Stored data:
____
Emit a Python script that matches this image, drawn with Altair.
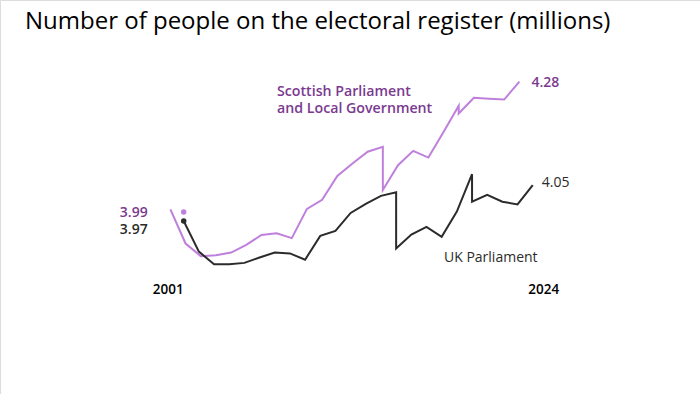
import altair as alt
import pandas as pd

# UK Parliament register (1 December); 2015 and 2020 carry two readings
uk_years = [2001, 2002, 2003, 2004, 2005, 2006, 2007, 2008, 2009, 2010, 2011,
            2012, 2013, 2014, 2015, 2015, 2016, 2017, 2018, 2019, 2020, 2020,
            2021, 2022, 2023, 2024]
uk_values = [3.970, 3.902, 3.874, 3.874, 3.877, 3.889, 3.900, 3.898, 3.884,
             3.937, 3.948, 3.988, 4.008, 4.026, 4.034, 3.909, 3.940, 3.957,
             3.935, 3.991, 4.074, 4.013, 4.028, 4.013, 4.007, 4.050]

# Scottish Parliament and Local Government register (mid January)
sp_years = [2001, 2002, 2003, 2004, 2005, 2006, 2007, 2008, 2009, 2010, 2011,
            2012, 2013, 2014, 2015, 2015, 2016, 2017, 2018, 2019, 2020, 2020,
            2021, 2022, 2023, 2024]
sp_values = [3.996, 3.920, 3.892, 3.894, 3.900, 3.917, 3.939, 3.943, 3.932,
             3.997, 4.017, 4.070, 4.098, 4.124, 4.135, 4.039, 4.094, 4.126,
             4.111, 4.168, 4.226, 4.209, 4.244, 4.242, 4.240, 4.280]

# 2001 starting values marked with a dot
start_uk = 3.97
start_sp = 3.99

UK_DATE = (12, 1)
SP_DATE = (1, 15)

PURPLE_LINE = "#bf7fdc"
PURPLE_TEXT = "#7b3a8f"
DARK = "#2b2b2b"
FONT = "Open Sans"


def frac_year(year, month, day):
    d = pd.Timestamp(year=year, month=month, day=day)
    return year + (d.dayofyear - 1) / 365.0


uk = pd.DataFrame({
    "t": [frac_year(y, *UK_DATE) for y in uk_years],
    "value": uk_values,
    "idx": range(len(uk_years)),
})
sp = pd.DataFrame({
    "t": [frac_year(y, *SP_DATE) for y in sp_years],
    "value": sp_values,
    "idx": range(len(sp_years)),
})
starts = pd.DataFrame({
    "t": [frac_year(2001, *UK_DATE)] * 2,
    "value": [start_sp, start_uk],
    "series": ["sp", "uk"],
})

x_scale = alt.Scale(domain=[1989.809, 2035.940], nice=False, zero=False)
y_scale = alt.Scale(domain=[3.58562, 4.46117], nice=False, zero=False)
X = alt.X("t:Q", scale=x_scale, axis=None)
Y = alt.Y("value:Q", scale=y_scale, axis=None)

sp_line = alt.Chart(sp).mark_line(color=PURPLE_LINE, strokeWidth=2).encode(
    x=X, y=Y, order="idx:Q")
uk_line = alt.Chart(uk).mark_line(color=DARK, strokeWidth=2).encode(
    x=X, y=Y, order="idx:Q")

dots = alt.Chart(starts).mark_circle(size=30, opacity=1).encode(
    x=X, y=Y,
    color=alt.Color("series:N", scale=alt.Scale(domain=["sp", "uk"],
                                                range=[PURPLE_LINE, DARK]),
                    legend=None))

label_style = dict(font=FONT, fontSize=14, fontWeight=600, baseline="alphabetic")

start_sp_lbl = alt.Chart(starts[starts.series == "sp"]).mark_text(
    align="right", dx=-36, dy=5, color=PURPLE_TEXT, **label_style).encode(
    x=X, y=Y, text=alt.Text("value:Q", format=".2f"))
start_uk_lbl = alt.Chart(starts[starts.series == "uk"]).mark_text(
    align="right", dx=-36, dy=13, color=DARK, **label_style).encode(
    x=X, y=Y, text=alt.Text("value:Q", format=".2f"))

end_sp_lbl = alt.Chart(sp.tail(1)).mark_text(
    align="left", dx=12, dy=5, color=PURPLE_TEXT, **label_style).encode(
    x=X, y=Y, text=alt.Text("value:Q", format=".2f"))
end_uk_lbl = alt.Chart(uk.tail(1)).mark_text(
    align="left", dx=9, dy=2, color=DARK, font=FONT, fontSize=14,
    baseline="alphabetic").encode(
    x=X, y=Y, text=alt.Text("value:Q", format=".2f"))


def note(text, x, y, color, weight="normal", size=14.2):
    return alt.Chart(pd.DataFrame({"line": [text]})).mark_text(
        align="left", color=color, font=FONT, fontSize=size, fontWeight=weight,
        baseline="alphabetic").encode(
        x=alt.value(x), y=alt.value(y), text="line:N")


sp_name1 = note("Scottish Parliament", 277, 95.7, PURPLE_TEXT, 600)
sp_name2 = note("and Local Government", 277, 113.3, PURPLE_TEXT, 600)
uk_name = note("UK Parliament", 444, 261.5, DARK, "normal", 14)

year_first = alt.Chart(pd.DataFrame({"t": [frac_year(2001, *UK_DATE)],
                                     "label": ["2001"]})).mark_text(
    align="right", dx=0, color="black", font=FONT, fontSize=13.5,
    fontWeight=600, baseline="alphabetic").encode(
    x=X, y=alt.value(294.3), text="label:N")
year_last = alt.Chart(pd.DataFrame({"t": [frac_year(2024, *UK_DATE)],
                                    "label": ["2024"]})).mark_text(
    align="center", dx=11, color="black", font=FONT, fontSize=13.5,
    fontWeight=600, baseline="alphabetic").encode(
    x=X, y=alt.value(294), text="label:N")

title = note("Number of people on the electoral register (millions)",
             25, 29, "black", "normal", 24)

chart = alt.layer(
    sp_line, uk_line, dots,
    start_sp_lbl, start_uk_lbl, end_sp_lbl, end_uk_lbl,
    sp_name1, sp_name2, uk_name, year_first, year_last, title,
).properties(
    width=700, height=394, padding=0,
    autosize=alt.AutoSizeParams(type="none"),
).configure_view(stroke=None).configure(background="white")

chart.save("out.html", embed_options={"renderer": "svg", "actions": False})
____
Problem:
Pictures excluded, repeat exactly the lines from the top of the material through the line with "3.935, 3.991, 4.074, 4.013, 4.028, 4.013, 4.007, 4.050]", including both of those lines.

Correct result:
Emit a Python script that matches this image, drawn with Altair.
import altair as alt
import pandas as pd

# UK Parliament register (1 December); 2015 and 2020 carry two readings
uk_years = [2001, 2002, 2003, 2004, 2005, 2006, 2007, 2008, 2009, 2010, 2011,
            2012, 2013, 2014, 2015, 2015, 2016, 2017, 2018, 2019, 2020, 2020,
            2021, 2022, 2023, 2024]
uk_values = [3.970, 3.902, 3.874, 3.874, 3.877, 3.889, 3.900, 3.898, 3.884,
             3.937, 3.948, 3.988, 4.008, 4.026, 4.034, 3.909, 3.940, 3.957,
             3.935, 3.991, 4.074, 4.013, 4.028, 4.013, 4.007, 4.050]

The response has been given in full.